Description of the task: For this exercise, write out exactly, and only, the lines running from the line that contains "Write self-contained HTML" through the line that contains "</body></html>".

Data supplied:
━━━━━━
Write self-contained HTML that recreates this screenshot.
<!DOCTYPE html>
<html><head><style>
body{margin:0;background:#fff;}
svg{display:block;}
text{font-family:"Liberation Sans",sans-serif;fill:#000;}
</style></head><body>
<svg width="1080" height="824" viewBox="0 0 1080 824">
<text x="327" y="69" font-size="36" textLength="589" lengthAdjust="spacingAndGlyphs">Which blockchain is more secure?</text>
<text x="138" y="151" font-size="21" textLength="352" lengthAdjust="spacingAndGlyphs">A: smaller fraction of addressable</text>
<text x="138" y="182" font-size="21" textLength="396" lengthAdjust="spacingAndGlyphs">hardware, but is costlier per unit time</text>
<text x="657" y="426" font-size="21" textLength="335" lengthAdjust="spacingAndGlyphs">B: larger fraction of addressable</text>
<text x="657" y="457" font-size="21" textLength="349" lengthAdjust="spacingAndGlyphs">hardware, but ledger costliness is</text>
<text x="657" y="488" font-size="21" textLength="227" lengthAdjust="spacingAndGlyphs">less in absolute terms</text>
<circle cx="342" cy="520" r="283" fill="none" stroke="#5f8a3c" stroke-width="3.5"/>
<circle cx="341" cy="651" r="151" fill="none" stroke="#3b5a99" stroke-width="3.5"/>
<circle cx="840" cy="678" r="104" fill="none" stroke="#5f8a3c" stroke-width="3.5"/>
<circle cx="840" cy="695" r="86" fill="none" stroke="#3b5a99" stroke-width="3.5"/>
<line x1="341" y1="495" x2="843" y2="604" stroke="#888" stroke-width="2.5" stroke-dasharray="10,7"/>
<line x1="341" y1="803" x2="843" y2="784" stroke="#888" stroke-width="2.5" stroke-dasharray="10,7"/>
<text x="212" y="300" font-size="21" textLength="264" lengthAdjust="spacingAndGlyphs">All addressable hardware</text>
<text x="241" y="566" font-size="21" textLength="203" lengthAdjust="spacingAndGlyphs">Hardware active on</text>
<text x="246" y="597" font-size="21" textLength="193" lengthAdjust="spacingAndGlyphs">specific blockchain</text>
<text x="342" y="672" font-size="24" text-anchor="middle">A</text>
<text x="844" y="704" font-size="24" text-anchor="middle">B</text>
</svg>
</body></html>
━━━━━━
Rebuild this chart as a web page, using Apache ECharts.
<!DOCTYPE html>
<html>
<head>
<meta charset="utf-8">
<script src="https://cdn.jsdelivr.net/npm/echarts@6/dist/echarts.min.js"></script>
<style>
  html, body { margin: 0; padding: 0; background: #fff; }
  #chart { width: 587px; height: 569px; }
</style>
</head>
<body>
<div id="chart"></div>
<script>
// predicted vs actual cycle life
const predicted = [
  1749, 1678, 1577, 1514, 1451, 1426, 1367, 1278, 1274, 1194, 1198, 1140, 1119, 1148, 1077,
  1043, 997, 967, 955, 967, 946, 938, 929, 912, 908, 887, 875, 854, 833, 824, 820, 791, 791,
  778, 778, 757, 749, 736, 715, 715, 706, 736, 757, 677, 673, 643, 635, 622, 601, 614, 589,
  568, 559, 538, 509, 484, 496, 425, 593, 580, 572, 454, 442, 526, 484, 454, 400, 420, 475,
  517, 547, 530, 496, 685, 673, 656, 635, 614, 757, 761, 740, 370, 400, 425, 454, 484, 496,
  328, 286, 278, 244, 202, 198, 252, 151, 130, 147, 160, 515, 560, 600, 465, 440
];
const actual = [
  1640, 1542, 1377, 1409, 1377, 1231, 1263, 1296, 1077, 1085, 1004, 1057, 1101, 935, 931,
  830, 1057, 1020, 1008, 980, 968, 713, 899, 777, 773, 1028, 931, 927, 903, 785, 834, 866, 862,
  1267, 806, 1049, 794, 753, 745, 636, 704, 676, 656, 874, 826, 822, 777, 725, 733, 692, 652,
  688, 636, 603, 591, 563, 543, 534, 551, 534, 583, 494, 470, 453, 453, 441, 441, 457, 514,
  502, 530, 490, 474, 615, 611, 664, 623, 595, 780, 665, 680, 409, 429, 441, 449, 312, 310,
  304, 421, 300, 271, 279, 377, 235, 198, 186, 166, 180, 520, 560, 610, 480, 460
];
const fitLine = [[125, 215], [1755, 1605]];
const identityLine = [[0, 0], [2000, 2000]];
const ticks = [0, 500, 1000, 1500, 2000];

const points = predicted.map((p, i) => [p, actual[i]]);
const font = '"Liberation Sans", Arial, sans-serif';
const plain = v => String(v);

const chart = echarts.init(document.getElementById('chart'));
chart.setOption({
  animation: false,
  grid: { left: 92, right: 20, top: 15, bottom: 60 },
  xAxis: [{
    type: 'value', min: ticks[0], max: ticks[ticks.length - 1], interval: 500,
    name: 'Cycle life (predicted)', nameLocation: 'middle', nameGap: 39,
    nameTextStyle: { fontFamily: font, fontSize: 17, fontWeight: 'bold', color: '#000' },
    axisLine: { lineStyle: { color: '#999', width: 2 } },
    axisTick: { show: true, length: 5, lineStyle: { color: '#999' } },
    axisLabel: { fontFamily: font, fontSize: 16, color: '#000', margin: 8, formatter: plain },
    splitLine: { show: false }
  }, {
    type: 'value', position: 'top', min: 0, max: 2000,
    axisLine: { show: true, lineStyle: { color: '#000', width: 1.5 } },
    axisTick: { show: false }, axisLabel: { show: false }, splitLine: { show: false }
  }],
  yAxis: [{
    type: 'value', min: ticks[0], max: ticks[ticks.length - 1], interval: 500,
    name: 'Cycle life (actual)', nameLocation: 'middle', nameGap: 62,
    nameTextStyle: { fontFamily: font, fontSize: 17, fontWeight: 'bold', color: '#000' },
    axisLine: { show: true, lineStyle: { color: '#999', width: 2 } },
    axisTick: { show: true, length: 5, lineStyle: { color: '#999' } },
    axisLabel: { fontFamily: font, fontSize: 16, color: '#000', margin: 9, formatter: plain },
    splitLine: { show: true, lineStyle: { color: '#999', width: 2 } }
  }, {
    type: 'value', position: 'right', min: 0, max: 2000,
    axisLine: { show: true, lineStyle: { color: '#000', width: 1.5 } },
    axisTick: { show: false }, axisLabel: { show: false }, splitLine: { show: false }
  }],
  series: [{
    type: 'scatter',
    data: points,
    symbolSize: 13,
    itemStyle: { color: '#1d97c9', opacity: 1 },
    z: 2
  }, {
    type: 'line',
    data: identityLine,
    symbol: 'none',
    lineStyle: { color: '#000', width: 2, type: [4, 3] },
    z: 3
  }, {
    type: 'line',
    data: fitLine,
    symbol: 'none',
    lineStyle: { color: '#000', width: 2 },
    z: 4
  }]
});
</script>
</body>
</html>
━━━━━━
Final answer:
Write self-contained HTML that recreates this screenshot.
<!DOCTYPE html>
<html><head><style>
body{margin:0;background:#fff;}
svg{display:block;}
text{font-family:"Liberation Sans",sans-serif;fill:#000;}
</style></head><body>
<svg width="1080" height="824" viewBox="0 0 1080 824">
<text x="327" y="69" font-size="36" textLength="589" lengthAdjust="spacingAndGlyphs">Which blockchain is more secure?</text>
<text x="138" y="151" font-size="21" textLength="352" lengthAdjust="spacingAndGlyphs">A: smaller fraction of addressable</text>
<text x="138" y="182" font-size="21" textLength="396" lengthAdjust="spacingAndGlyphs">hardware, but is costlier per unit time</text>
<text x="657" y="426" font-size="21" textLength="335" lengthAdjust="spacingAndGlyphs">B: larger fraction of addressable</text>
<text x="657" y="457" font-size="21" textLength="349" lengthAdjust="spacingAndGlyphs">hardware, but ledger costliness is</text>
<text x="657" y="488" font-size="21" textLength="227" lengthAdjust="spacingAndGlyphs">less in absolute terms</text>
<circle cx="342" cy="520" r="283" fill="none" stroke="#5f8a3c" stroke-width="3.5"/>
<circle cx="341" cy="651" r="151" fill="none" stroke="#3b5a99" stroke-width="3.5"/>
<circle cx="840" cy="678" r="104" fill="none" stroke="#5f8a3c" stroke-width="3.5"/>
<circle cx="840" cy="695" r="86" fill="none" stroke="#3b5a99" stroke-width="3.5"/>
<line x1="341" y1="495" x2="843" y2="604" stroke="#888" stroke-width="2.5" stroke-dasharray="10,7"/>
<line x1="341" y1="803" x2="843" y2="784" stroke="#888" stroke-width="2.5" stroke-dasharray="10,7"/>
<text x="212" y="300" font-size="21" textLength="264" lengthAdjust="spacingAndGlyphs">All addressable hardware</text>
<text x="241" y="566" font-size="21" textLength="203" lengthAdjust="spacingAndGlyphs">Hardware active on</text>
<text x="246" y="597" font-size="21" textLength="193" lengthAdjust="spacingAndGlyphs">specific blockchain</text>
<text x="342" y="672" font-size="24" text-anchor="middle">A</text>
<text x="844" y="704" font-size="24" text-anchor="middle">B</text>
</svg>
</body></html>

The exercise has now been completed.